Tuesday, 11 December 2012

45 Astonishing Minutes

Every day, I walk to my work in Kentish Town. I have always walked to and from the office, because I have lost whatever steel-hearted stoicism I once had, which London public transport demands. Even when I lived in Wood Green I walked to work, and the journey took well over an hour.

As of next week, my office is moving to just down the road from where I live, cutting my walk from 45 minutes each way to a little over 20 minutes.

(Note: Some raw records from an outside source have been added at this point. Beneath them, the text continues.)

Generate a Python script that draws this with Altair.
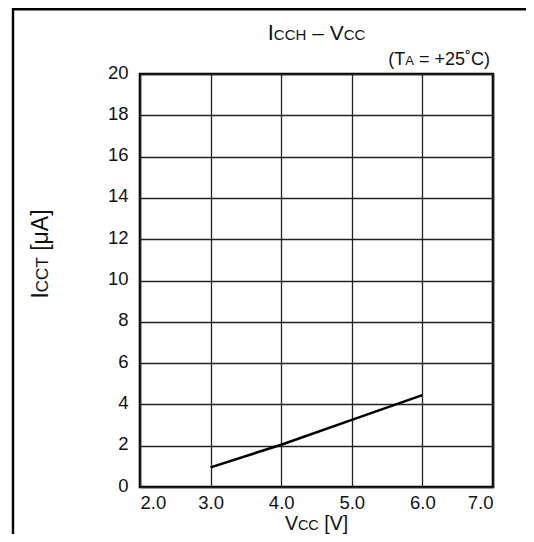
import altair as alt
import pandas as pd

# ---- data ----
vcc = [3.0, 4.0, 5.0, 6.0]
icc = [0.95, 2.05, 3.25, 4.45]
x_ticks = [2.0, 3.0, 4.0, 5.0, 6.0, 7.0]
y_ticks = [0, 2, 4, 6, 8, 10, 12, 14, 16, 18, 20]

FONT = "Liberation Sans"
W, H = 353, 413

# Arial / Liberation Sans advance widths (per 1000 em)
ADV = {"I": 278, "C": 722, "H": 722, "V": 667, "T": 611, "A": 667, " ": 278,
       "–": 556, "(": 333, ")": 333, "=": 584, "+": 584, "2": 556, "5": 556,
       "˚": 333, "[": 278, "]": 278, "μ": 576, ".": 278}


def run_width(s, size):
    return sum(ADV.get(c, 556) for c in s) * size / 1000.0


def rich(runs, start, base, angle=0, anchor="left"):
    """runs: list of (text, fontsize). Lay out consecutively."""
    total = sum(run_width(t, s) for t, s in runs)
    sign = 1 if angle == 0 else -1
    if anchor == "center":
        start = start - sign * total / 2.0
    elif anchor == "right":
        start = start - sign * total
    layers = []
    pos = start
    for t, s in runs:
        lead = len(t) - len(t.lstrip(" "))
        pos += sign * run_width(" " * lead, s)
        txt = t.strip(" ")
        if angle == 0:
            enc = dict(x=alt.value(pos), y=alt.value(base))
        else:
            enc = dict(x=alt.value(base), y=alt.value(pos))
        layers.append(
            alt.Chart(alt.Data(values=[{}]))
            .mark_text(text=txt, font=FONT, fontSize=s, align="left",
                       baseline="alphabetic", angle=angle, color="#111")
            .encode(**enc)
        )
        pos += sign * run_width(txt, s)
    return layers


df = pd.DataFrame({"vcc": vcc, "icc": icc})

line = alt.Chart(df).mark_line(color="black", strokeWidth=2.6).encode(
    x=alt.X("vcc:Q", scale=alt.Scale(domain=[2, 7], nice=False),
            axis=alt.Axis(values=x_ticks, format=".1f", title=None,
                          labelFontSize=18.5, labelPadding=6, labelFont=FONT,
                          labelColor="#111")),
    y=alt.Y("icc:Q", scale=alt.Scale(domain=[0, 20], nice=False),
            axis=alt.Axis(values=y_ticks, title=None, labelFontSize=18.5,
                          labelPadding=12, labelFont=FONT, labelColor="#111",
                          labelBaseline="middle", labelOffset=-2)),
)

border = alt.Chart(alt.Data(values=[{}])).mark_rect(
    fill=None, stroke="black", strokeWidth=2.4, clip=False
).encode(x=alt.value(-127), x2=alt.value(W + 200), y=alt.value(-64.8), y2=alt.value(H + 200))

texts = []
texts += rich([("I", 22), ("CCH", 15), (" – V", 21), ("CC", 15)], W / 2.0, -34, anchor="center")
texts += rich([("(T", 18), ("A", 13), (" = +25˚C)", 18)], 350, -9, anchor="right")
texts += rich([("V", 19.5), ("CC", 14.5), (" [V]", 19.5)], W / 2.0, 455.5, anchor="center")

# rotated y title, reading bottom to top
texts += rich([("I", 23), ("CCT", 17), (" [μA]", 23)], 180, -92, angle=270, anchor="center")

chart = alt.layer(line, border, *texts).properties(
    width=W, height=H,
    autosize=alt.AutoSizeParams(type="none"),
    padding={"left": 132, "top": 66, "right": 33, "bottom": 47},
).configure_view(stroke="black", strokeWidth=2.6).configure_axis(
    grid=True, gridColor="#222", gridWidth=1.3, domain=False, ticks=False
)

chart.save("out.html", embed_options={"renderer": "svg", "actions": False})
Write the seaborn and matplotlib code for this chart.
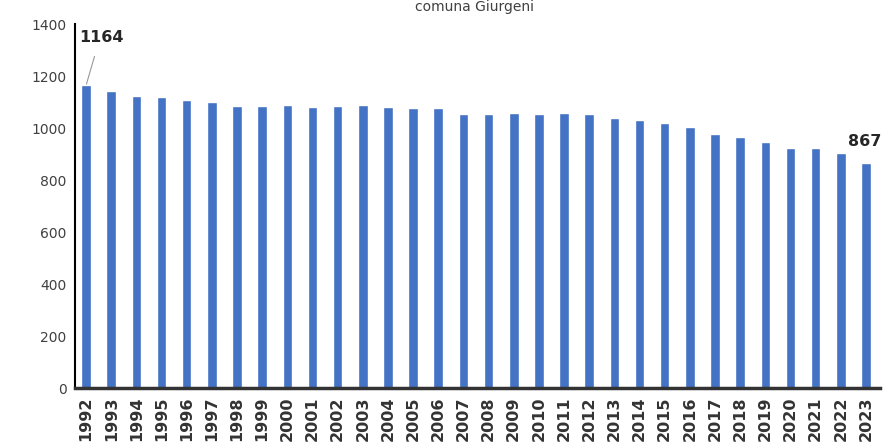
import matplotlib
matplotlib.use("Agg")
import matplotlib.pyplot as plt
import seaborn as sns
import pandas as pd

# population by year, comuna Giurgeni
years = [str(y) for y in range(1992, 2024)]
population = [1164, 1143, 1124, 1120, 1108, 1100, 1086, 1085, 1089, 1081,
              1085, 1089, 1082, 1077, 1077, 1055, 1055, 1059, 1055, 1059,
              1055, 1040, 1032, 1020, 1004, 978, 965, 947, 924, 924,
              905, 867]
title = "comuna Giurgeni"

df = pd.DataFrame({"year": years, "population": population})

sns.set_style("white")
plt.rcParams['font.family'] = ['DejaVu Sans']

fig = plt.figure(figsize=(8.86, 4.44), dpi=100)
ax = fig.add_axes([75/886, (444-388)/444, 805/886, 364/444])

sns.barplot(data=df, x="year", y="population", color="#4472C4",
            saturation=1, width=0.38, ax=ax)

ax.set_ylim(0, 1400)
ax.set_yticks(range(0, 1401, 200))
ax.set_xlim(-0.44, len(years) - 0.44)
ax.set_xlabel("")
ax.set_ylabel("")
ax.tick_params(axis="y", length=0, labelsize=10, labelcolor="#404040", pad=6)
ax.tick_params(axis="x", length=0, labelsize=11.5, rotation=90, pad=6)
for lab in ax.get_xticklabels():
    lab.set_fontweight("bold")
    lab.set_color("#333333")

for side in ["top", "right"]:
    ax.spines[side].set_visible(False)
ax.spines["left"].set_color("black")
ax.spines["left"].set_linewidth(1.5)
ax.spines["bottom"].set_color("#333333")
ax.spines["bottom"].set_linewidth(2.5)

# first and last value labels
ax.annotate(str(population[0]), xy=(0, population[0]), xytext=(-5, 29),
            textcoords="offset points", fontsize=11.5, fontweight="bold",
            ha="left", va="bottom",
            arrowprops=dict(arrowstyle="-", color="#999999", lw=0.8,
                            shrinkA=6, shrinkB=1,
                            relpos=(0.42, 0.0)))
ax.annotate(str(population[-1]), xy=(len(years) - 1, population[-1]),
            xytext=(-1, 10), textcoords="offset points", fontsize=11.5,
            fontweight="bold", ha="center", va="bottom")

fig.text(0.535, 1.0, title, ha="center", va="top", fontsize=10,
         color="#404040")

fig.savefig("out.png", dpi=100)
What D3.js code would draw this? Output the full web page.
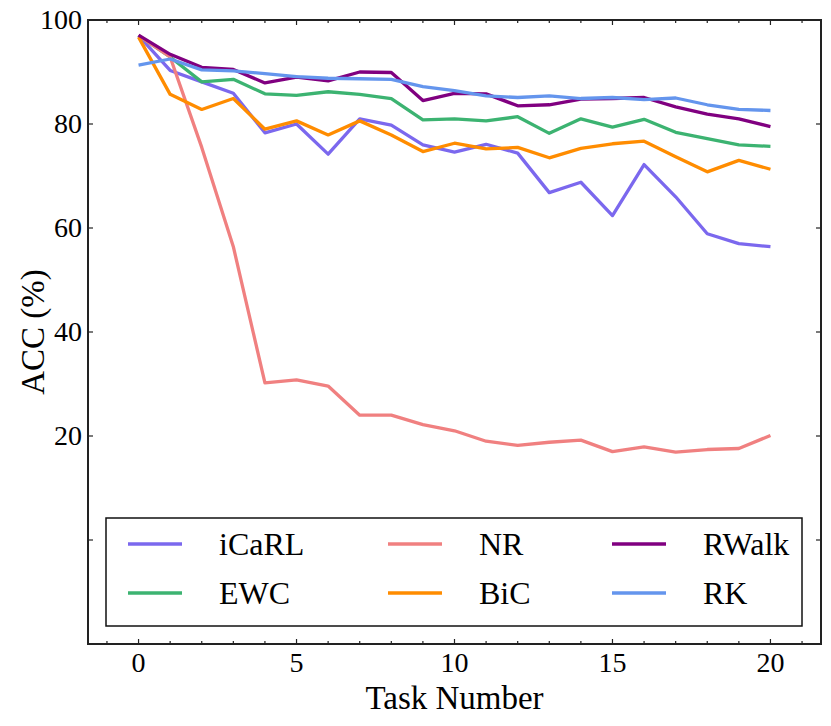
<!DOCTYPE html>
<html>
<head>
<meta charset="utf-8">
<script src="https://cdn.jsdelivr.net/npm/d3@7/dist/d3.min.js"></script>
<style>
  html, body { margin: 0; padding: 0; background: #fff; }
  svg { display: block; }
</style>
</head>
<body>
<svg id="chart" width="831" height="726"></svg>
<script>
const tasks = d3.range(0, 21);
const seriesNames = ["iCaRL", "EWC", "NR", "BiC", "RWalk", "RK"];
const seriesColors = ["#7b68ee", "#3cb371", "#f08080", "#ff8c00", "#800080", "#6495ed"];
const iCaRL = [97.0, 90.3, 88.1, 85.9, 78.3, 80.0, 74.2, 81.0, 79.8, 76.0, 74.6, 76.1, 74.4, 66.8, 68.8, 62.4, 72.2, 66.0, 58.9, 57.0, 56.4];
const EWC   = [97.0, 92.9, 88.1, 88.6, 85.8, 85.5, 86.2, 85.7, 84.9, 80.8, 81.0, 80.6, 81.4, 78.2, 81.0, 79.4, 80.9, 78.4, 77.2, 76.0, 75.7];
const NR    = [97.0, 92.9, 75.5, 56.4, 30.2, 30.8, 29.6, 24.0, 24.0, 22.2, 21.0, 19.0, 18.2, 18.8, 19.2, 17.0, 17.9, 16.9, 17.4, 17.6, 20.1];
const BiC   = [96.7, 85.7, 82.8, 84.9, 79.0, 80.6, 77.9, 80.6, 77.9, 74.7, 76.3, 75.2, 75.5, 73.5, 75.3, 76.2, 76.7, 73.7, 70.8, 73.0, 71.3];
const RWalk = [97.1, 93.4, 90.9, 90.5, 87.9, 89.0, 88.3, 90.0, 89.9, 84.5, 85.9, 85.8, 83.5, 83.7, 84.8, 84.9, 85.1, 83.3, 81.9, 81.0, 79.5];
const RK    = [91.3, 92.5, 90.4, 90.2, 89.7, 89.1, 88.8, 88.7, 88.6, 87.2, 86.4, 85.4, 85.1, 85.4, 84.9, 85.1, 84.7, 85.0, 83.7, 82.8, 82.6];
const seriesValues = [iCaRL, EWC, NR, BiC, RWalk, RK];
const xTicks = [0, 5, 10, 15, 20];
const xMinorTicks = d3.range(-1, 22);
const yTicks = [0, 20, 40, 60, 80, 100];
const yTickLabels = ["", "20", "40", "60", "80", "100"];
const xLabel = "Task Number";
const yLabel = "ACC (%)";

const FONT = "Liberation Serif";
const svg = d3.select("#chart");
const L = 88, R = 821, T = 20, B = 644;
const x = d3.scaleLinear().domain([-1.6, 21.6]).range([L, R]);
const y = d3.scaleLinear().domain([-20, 100]).range([B, T]);

const axisColor = "#222";
const majorLen = 5, minorLen = 3;

// lines
const line = d3.line().x((d, i) => x(tasks[i])).y(d => y(d));
const g = svg.append("g");
seriesValues.forEach((vals, k) => {
  g.append("path")
    .datum(vals)
    .attr("d", line)
    .attr("fill", "none")
    .attr("stroke", seriesColors[k])
    .attr("stroke-width", 3.3)
    .attr("stroke-linejoin", "round")
    .attr("stroke-linecap", "butt");
});

// ticks (inward, on all sides)
const ticks = svg.append("g").attr("stroke", axisColor).attr("stroke-width", 1.2);
xMinorTicks.forEach(t => {
  const len = xTicks.includes(t) ? majorLen : minorLen;
  const px = x(t);
  ticks.append("line").attr("x1", px).attr("x2", px).attr("y1", B).attr("y2", B - len);
  ticks.append("line").attr("x1", px).attr("x2", px).attr("y1", T).attr("y2", T + len);
});
yTicks.forEach(t => {
  const py = y(t);
  ticks.append("line").attr("x1", L).attr("x2", L + majorLen).attr("y1", py).attr("y2", py);
  ticks.append("line").attr("x1", R).attr("x2", R - majorLen).attr("y1", py).attr("y2", py);
});

// frame
svg.append("rect")
  .attr("x", L).attr("y", T).attr("width", R - L).attr("height", B - T)
  .attr("fill", "none").attr("stroke", axisColor).attr("stroke-width", 2);

function txt(sel) { return sel.attr("font-family", FONT).attr("fill", "#000"); }

// tick labels
xTicks.forEach(t => {
  txt(svg.append("text")).attr("x", x(t)).attr("y", B + 28)
    .attr("text-anchor", "middle").attr("font-size", 28).text(String(t));
});
yTicks.forEach((t, i) => {
  txt(svg.append("text")).attr("x", L - 6).attr("y", y(t) + 9)
    .attr("text-anchor", "end").attr("font-size", 28).text(yTickLabels[i]);
});

// axis labels
txt(svg.append("text")).attr("x", (L + R) / 2).attr("y", 709)
  .attr("text-anchor", "middle").attr("font-size", 33).text(xLabel);
txt(svg.append("text"))
  .attr("transform", `translate(44, ${(T + B) / 2}) rotate(-90)`)
  .attr("text-anchor", "middle").attr("font-size", 33).text(yLabel);

// legend
const lg = svg.append("g");
lg.append("rect").attr("x", 106).attr("y", 518).attr("width", 696).attr("height", 108)
  .attr("fill", "#fff").attr("stroke", "#111").attr("stroke-width", 1.5);
const colX = [128, 388, 612];
const rowY = [544, 593];
seriesNames.forEach((name, k) => {
  const c = Math.floor(k / 2), r = k % 2;
  const hx = colX[c], hy = rowY[r];
  lg.append("line").attr("x1", hx).attr("x2", hx + 54).attr("y1", hy).attr("y2", hy)
    .attr("stroke", seriesColors[k]).attr("stroke-width", 3.3);
  txt(lg.append("text")).attr("x", hx + 91).attr("y", hy + 11)
    .attr("font-size", 32).text(name);
});
</script>
</body>
</html>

In essence, I am gaining an extra 45 minutes to every day. This is great news, but not true. Firstly, it implies that the Earth's rotation will slow down by 3 per cent, causing the sort of disruption that will far outweigh any personal convenience to me. My friend Baz describes the tragedy in the following helpful terms:

Well one thing's for sure, if the change was instantaneous then everything not tied down would keep going at the old speed and fly off the surface at quite a pace. At the equator surface stuff is travelling at about 1000mph so it would fly off at about 30mph!! If it was tied down then it would be like an immovable object lets say a train or the ground (!) hitting it at 30mph!! This initial devastation death and destruction would probably cause all services, water, electricity, gas, telephone etc to instantly and irrepairable fail as every tree, building, phone tower, powerstation, Dam etc would fall, burst or collapse!!.... There wouldn't be much left to celebrate the extra 45 minutes a day!!!... 

(I welcome scientists of the 'pub speculation' school of thought to flesh other, more mundane, consequences of this disaster.)

Secondly, the time I spend walking to and from work is not 'wasted' time. I fill it either listening podcasts, music, language tapes (those of Michel Thomas are a current firm favourite). Or, if for any reason I have nothing to plug into my ears, I indulge in one of several imaginary scenarios in my head:

  • reliving past conversations and substituting better things I could have said
  • playing out both sides of an argument I might have with some appropriately inarticulate straw man or other, in which my victory is both inevitable and spectacular
  • speculating in paranoid fashion that everyone I love and trust has been secretly working against me, and plotting my strategy for revenge when this secret is uncovered
  • Lotto win scenario (I do not play the Lotto)

Wasted time? I think not!

Either way, from next week I will be forced to spend 45 minutes less every day walking to work, listening to that stuff and thinking those thoughts, and 45 minutes more doing something else.

Something? But which something? Any something. Anything. Anything is better than nothing.

It's the anythingness of the unspecified something that unnerves. The range of 45-minute activities is overwhelming. But here is a shortlist of things I could quickly accomplish by putting an that extra time aside every day towards a clearly defined goal:

  • master the accordion
  • write an oulipian novel
  • cook all meals using fresh ingredients
  • jog, swim and boxercise my way to a beach-worthy physique
  • meditate my way to not being such an arsehole
  • transform my garden into a paradisus terrestris
  • finally read all those Arsène Lupin novels

Truth be told, with just a little bit of time management, I could have found those 45 minutes years ago. Now I have no excuses. One is as likely as not to be terrified of failing, and I have already written about the fear of the blank page, but the fear of success often runs deeper. 

Why not put aside 45 minutes a day to accomplish astonishing things?

Wednesday, 5 December 2012

Dennis Severs' House

On Monday I visited Dennis Severs' House in Spitalfields. I heartily recommend it – arrive early to beat the queues. The house's arch motto Aut visum aut non! – 'Either you see it or you don't!' – hints at an implication of snootiness towards those who don't 'get it', but there's plenty to see even if you think you don't get it.

I don't want to prejudice your interpretation of what's on display by giving you a mundane description. It certainly isn't what I assumed it was when I first arrived – a museum reconstruction of an eighteenth-century interior. Suffice it to say that artifice and naturalism are blended, as are past and present. Part of my experience involved taking the role of a time-travelling detective looking for clues, though it wasn't a murder I was investigating, but rather a subtle, unspoken trauma of the heart that had become imprinted onto the day-to-day activity of the house for generations.

About a dozen visitors are allowed into the house at a time. With the fulcrum of centuries so delicately poised, the illusion would be spoiled if talking were permitted, and we were warned against doing so, first by the doorman and then repeatedly by prominent notices displayed throughout the house. So it was surprising that several of our fellow visitors found it so hard to keep quiet.

I've seldom come across such a clear example of language being used to inhibit communication. Something uncanny and disturbing was going on in Dennis Severs' House, and it would take much more than a single visit to get to grips with it. All that is required is to observe, listen and smell. But this requires a certain submission and vulnerability that is far from straightforward. There was a strong impulse to block out the house's story. You could see from the pained expressions of the chatterboxes' faces that they earnestly wished they hadn't succumbed to the temptation to speak. I felt sorry for them.

Get yourself to Dennis Severs' House at your earliest opportunity! Shh!